Louis Landa pointed in his 1942 article “’A Modest Proposal’ and Populousness” that contemporary mercantilist theory regarded a large and rapidly expanding population as a sign of great prosperity, and also the function of colonies like Ireland was to supply the Mother Country with raw materials and cheap agricultural imports. Economics and demography were in their infancy in the 18th Century, and Jonathan Swift was a clergyman and popular writer rather than a specialist in these subjects, but he was also very skeptical of the mercantilist theory that “people were the riches of a nation” (Landa 161). No one at the time even knew the exact population of Ireland but Swift was aware that it was a very poor country and the majority of people lived in extreme poverty. Like most Irish patriots then and later, he knew that British colonialism was the real cause of Ireland’s plight, and that for the common people the only real choices were crime, starvation or emigration to America. Mercantilist writers like Sir William Petty imagined that large populations always correlated to greater national wealth, but this was obviously not the case in Ireland. More properly, the mercantilists thought that labor was the wealth of a country, especially a large force of low-wage workers. As Bernard Mandeville put it, the more working poor there were the lower the prices for a nation’s exports, even though the workers never shared in any of the wealth. Surveying the mass poverty and unemployment of Ireland, though, Swift concluded that “a person who does not function productively in economic or political society makes the nation poorer” (Landa 165).
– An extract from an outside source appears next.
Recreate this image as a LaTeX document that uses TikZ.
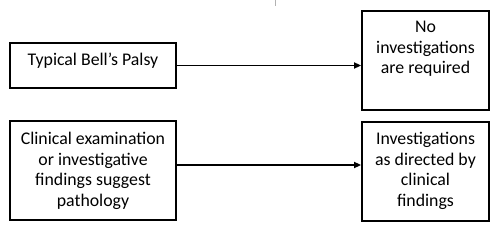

Swift insisted that these conditions led to mass emigration to America, and in the 19th Century famines they became even worse, with half of the population either dying or fleeing from starvation. Britain’s Parliament had also destroyed the woolen industry in Ireland, forcing its workers to depart for Europe or the Americas, but Britain had no use for colonies that competed with it in manufacturing (Landa 168). In other satirical essays of the time, Swift commented that many Irish could only survive by serving as mercenaries for France and Spain, and that the country would even be better off if they were allowed to sell themselves into slavery. He also wrote that when the settlers went to America they were simply used as “a screen between his Majesty’s English subjects and the savage Indians”, which in reality was not just a joke or an exaggeration (Landa 169).
In the 1975 article “Jonathan Swift and the Population of Ireland”, Clayton Lien also notes that neither Swift nor anyone else knew the real population of Ireland in the 1720s, although he doubted those who estimated that it was as high as two or three million. He simply could not believe this was possible given the regular famines and high levels of emigration, although modern estimates have found that the figure of three million was probably correct for the 1720s and 1730s. At the time, many English observers imagined “that Ireland was experiencing a period of unprecedented prosperity”, which Swift thought was absolutely ludicrous (Lein 432). Many of his friends and allies like Thomas Sheridan were also outraged at the thought of anyone finding Ireland to be a rich country. Swift used the limited records that were available to show that the population of Ireland had grown relatively little in the prior fifty years and the rate was “abysmally below that of England herself, even below that of many despotic European countries” (Lein 447).
No real science of demography existed in the 18th Century and census records are inaccurate and incomplete. In the 1670s, Sir William Petty guessed that the population of Ireland was about 1.2 million, which Swift and his contemporaries used as a baseline to extrapolate the actual population fifty years later. David Bindon, a Dublin banker, thought that it was about two million in the 1720s and a 1731 census came to a similar conclusion, but Swift doubted it was that high (Lein 436). More recent studies indicate that the population was probably three million in 1726 and four million by 1780, but Swift and his supporters were “actively concerned with establishing a much lower estimate of Ireland’s human resources” (Lein 437). It is not as if they were deliberately falsifying these numbers since everyone at the time was only guessing about household size and birth and death rates, and even about the number of households. Swift knew that Ireland had many famines in the 18th Century that considerably reduced the population, and even though no one knew the exact number of immigrants, it was certainly in the tens of thousands per year. He also regarded the enclosure of land for cattle and sheep as “criminal” since it further reduced the amount of food available to the peasants (Lein 445).
These new sources did not fundamentally change my conclusions about “A Modest Proposal”, when I wrote that Jonathan Swift considered Ireland an oppressed colony of the English. They did not have any relation to my conclusions about how Swift used satire, logos and pathos to persuade his audience. These were purely historical sources would have greatly strengthened my original essay by showing that Swift was very much part of the political and economic debates of the time. They did not change my conclusions that “A Modest Proposal” was a satirical or ironic essay used to make a very serious point. In my opinion, Swift may not have known all of the statistical details about the poverty, hunger and oppression of Ireland under British rule, but he had certainly observed it personally. He knew the mass of peasants and tenants were suffering due to English taxes and landlords, and that enclosure was worsening the condition of the common people. No one at the time knew what the exact population really was or how many people were emigrating every year, but Swift saw that the majority of people were hungry and desperate, and that every ten years or so another famine would bring mass starvation. For all of these reasons, he argued that Ireland should be freed of its colonial bondage, which did not finally occur until the 1920s.
WORKS CITED
Landa, Louis A. “’A Modest Proposal’ and Populousness”. Modern Philology 46(2), November 1942: 161-70.
Lein, Clayton D. “Jonathan Swift and the Population of Ireland.” Eighteenth-Century Studies 8(4), Summer 1975: 431-53.